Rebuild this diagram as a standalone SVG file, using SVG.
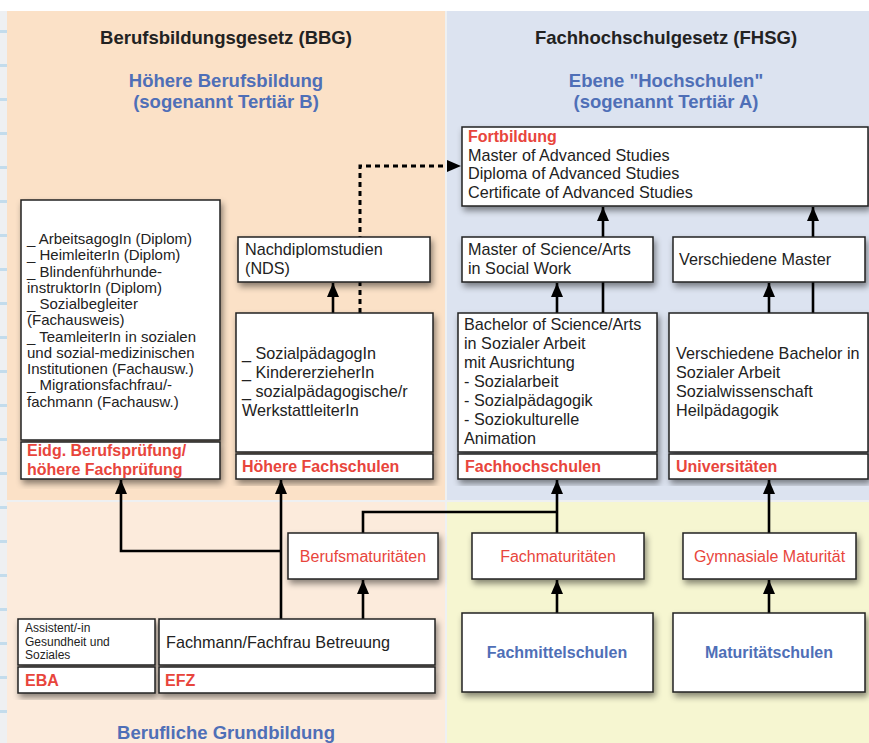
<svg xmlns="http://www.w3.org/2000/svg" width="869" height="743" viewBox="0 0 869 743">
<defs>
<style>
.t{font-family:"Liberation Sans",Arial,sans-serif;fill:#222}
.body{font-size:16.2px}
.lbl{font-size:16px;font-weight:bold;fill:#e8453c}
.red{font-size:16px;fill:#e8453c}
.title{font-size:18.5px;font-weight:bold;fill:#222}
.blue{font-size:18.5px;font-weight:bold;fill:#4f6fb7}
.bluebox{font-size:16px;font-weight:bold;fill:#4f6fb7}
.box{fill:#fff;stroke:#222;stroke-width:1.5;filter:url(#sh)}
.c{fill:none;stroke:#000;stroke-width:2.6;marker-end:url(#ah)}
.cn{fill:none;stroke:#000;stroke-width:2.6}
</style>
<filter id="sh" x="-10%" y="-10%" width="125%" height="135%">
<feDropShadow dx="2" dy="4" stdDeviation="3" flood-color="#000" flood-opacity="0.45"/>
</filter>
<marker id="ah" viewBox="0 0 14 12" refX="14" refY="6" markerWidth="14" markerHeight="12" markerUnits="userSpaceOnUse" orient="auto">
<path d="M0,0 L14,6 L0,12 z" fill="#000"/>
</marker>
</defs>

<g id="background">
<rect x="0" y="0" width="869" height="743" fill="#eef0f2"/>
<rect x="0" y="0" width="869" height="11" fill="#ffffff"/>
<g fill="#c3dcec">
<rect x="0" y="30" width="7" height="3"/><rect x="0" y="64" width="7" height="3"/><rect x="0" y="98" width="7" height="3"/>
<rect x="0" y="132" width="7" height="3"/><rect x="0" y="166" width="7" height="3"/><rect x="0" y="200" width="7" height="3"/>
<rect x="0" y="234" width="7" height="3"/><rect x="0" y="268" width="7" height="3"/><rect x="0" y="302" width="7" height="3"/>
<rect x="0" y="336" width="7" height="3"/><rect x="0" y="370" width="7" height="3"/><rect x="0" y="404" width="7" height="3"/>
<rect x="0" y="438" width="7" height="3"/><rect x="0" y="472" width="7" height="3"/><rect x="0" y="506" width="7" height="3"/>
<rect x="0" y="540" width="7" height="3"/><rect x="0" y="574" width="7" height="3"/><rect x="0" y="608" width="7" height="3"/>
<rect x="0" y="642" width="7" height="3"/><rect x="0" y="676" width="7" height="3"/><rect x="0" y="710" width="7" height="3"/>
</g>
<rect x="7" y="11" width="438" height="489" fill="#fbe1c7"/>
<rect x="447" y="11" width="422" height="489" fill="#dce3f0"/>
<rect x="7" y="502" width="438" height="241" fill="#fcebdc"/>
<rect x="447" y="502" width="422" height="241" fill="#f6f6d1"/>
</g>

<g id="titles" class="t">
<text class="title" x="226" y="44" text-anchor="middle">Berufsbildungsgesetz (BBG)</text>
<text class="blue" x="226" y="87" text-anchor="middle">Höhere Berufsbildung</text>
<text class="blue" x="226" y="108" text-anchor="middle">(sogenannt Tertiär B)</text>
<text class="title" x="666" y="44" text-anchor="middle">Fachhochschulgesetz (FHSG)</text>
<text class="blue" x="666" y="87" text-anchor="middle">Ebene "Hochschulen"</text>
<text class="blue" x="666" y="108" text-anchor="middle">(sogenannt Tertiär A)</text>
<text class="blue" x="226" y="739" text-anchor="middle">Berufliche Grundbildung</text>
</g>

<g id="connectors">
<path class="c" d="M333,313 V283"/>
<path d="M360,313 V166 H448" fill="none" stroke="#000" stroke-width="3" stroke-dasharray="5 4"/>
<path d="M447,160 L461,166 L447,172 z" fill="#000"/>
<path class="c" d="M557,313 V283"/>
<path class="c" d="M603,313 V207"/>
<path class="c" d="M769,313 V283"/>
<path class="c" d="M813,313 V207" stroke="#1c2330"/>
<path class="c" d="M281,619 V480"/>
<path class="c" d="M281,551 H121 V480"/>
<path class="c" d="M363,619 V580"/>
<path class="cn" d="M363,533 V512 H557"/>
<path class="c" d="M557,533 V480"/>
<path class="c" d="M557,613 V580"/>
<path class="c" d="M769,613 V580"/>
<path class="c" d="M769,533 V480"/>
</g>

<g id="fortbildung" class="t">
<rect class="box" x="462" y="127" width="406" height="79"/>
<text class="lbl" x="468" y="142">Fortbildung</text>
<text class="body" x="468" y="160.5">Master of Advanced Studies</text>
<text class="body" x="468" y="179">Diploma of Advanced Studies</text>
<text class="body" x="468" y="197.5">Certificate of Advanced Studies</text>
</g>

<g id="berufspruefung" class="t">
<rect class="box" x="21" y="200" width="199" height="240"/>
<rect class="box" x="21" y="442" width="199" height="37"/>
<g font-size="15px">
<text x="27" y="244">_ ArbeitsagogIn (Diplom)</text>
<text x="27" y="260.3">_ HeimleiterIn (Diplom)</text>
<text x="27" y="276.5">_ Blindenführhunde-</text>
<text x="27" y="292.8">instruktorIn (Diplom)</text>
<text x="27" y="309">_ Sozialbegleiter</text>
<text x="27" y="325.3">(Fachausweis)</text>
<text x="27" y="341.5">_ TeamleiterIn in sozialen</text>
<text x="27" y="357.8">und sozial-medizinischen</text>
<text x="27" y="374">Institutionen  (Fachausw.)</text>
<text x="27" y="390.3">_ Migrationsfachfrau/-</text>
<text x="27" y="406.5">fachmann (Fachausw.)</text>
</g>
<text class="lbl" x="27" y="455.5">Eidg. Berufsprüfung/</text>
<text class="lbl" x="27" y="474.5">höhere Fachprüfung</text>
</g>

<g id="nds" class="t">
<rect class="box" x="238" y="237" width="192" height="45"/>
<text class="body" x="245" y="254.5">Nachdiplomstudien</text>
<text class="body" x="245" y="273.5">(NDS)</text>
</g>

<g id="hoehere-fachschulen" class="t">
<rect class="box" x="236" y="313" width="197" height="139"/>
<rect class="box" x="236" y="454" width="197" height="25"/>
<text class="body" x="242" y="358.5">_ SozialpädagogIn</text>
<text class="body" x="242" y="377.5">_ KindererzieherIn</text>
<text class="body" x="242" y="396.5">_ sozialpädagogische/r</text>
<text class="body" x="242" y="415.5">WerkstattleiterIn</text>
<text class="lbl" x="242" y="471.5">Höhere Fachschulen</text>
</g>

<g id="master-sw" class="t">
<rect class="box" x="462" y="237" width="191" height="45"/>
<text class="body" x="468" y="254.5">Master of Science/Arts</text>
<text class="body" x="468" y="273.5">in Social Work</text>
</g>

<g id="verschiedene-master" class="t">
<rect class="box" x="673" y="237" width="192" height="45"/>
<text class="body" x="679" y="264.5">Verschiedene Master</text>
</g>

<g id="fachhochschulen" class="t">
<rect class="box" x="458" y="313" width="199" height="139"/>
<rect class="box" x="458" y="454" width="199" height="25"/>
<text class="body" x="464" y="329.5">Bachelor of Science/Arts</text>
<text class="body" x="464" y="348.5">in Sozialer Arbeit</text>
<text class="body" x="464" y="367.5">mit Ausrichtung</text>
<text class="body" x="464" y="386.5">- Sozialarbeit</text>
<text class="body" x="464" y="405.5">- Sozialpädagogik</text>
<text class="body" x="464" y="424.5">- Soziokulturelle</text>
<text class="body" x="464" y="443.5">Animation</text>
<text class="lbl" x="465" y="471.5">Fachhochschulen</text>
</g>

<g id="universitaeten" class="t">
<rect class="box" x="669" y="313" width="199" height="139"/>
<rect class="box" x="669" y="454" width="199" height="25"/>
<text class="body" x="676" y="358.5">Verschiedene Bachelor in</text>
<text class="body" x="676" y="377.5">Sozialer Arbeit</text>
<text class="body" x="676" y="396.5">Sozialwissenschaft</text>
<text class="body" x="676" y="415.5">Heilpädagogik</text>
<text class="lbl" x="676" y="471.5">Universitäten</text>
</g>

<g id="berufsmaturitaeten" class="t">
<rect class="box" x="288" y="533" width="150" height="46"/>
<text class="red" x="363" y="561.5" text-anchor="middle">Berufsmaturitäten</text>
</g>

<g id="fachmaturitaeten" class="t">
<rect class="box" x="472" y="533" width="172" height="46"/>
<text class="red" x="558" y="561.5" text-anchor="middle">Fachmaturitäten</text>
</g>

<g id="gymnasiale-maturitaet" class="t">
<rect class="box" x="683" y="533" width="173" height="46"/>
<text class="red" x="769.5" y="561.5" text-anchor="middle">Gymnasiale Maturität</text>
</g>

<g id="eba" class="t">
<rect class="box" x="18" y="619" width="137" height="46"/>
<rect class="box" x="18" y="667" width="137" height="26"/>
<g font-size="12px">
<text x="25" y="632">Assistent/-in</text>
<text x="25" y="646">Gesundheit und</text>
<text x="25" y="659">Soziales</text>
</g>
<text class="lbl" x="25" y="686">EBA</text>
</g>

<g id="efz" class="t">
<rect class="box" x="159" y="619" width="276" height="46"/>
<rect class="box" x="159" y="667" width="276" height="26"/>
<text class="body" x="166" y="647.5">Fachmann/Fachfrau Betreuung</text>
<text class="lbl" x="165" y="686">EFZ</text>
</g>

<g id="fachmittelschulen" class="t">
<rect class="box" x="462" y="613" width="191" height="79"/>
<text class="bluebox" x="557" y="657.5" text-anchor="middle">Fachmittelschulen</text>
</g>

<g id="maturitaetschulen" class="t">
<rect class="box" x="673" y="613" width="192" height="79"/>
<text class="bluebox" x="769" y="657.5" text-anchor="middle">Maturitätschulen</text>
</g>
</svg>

== == ==

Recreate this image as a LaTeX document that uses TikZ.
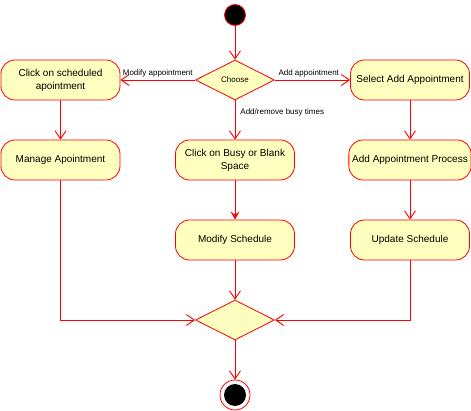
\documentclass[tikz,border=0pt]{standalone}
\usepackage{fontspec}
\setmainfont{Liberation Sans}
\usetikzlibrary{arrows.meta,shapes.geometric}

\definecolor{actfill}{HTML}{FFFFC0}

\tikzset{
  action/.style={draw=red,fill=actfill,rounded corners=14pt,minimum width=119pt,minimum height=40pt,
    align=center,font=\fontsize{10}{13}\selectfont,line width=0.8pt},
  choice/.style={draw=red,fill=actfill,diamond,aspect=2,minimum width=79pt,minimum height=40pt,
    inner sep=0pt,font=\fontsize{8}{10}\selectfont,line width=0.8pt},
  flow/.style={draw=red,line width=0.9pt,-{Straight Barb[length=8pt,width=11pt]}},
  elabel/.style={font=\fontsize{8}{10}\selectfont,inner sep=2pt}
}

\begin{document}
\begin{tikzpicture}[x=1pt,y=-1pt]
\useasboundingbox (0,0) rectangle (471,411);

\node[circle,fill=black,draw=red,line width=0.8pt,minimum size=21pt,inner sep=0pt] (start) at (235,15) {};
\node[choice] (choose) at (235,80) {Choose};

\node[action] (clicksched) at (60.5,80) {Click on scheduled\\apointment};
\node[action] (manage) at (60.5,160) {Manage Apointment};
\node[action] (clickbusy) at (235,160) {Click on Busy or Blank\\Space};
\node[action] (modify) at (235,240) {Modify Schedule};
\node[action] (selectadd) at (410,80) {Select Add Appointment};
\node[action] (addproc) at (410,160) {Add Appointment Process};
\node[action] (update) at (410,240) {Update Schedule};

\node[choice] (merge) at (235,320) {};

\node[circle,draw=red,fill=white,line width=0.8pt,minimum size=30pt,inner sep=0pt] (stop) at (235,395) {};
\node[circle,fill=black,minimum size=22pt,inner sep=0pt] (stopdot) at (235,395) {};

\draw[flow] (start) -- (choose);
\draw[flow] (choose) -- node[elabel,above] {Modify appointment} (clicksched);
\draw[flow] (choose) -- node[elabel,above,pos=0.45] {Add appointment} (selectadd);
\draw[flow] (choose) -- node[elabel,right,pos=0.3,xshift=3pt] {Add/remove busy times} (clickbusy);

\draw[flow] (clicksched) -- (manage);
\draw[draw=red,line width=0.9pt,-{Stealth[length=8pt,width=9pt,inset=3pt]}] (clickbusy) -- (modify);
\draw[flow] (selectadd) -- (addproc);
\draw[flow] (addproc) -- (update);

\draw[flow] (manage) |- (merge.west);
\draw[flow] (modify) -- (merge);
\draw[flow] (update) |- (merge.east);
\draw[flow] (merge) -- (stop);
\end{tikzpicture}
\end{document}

== == ==

▶ [What to work on]
Extract every line containing the string "standalone" from the data above.

▶ [Result of this exercise]
Rebuild this diagram as a standalone SVG file, using SVG.
\documentclass[tikz,border=0pt]{standalone}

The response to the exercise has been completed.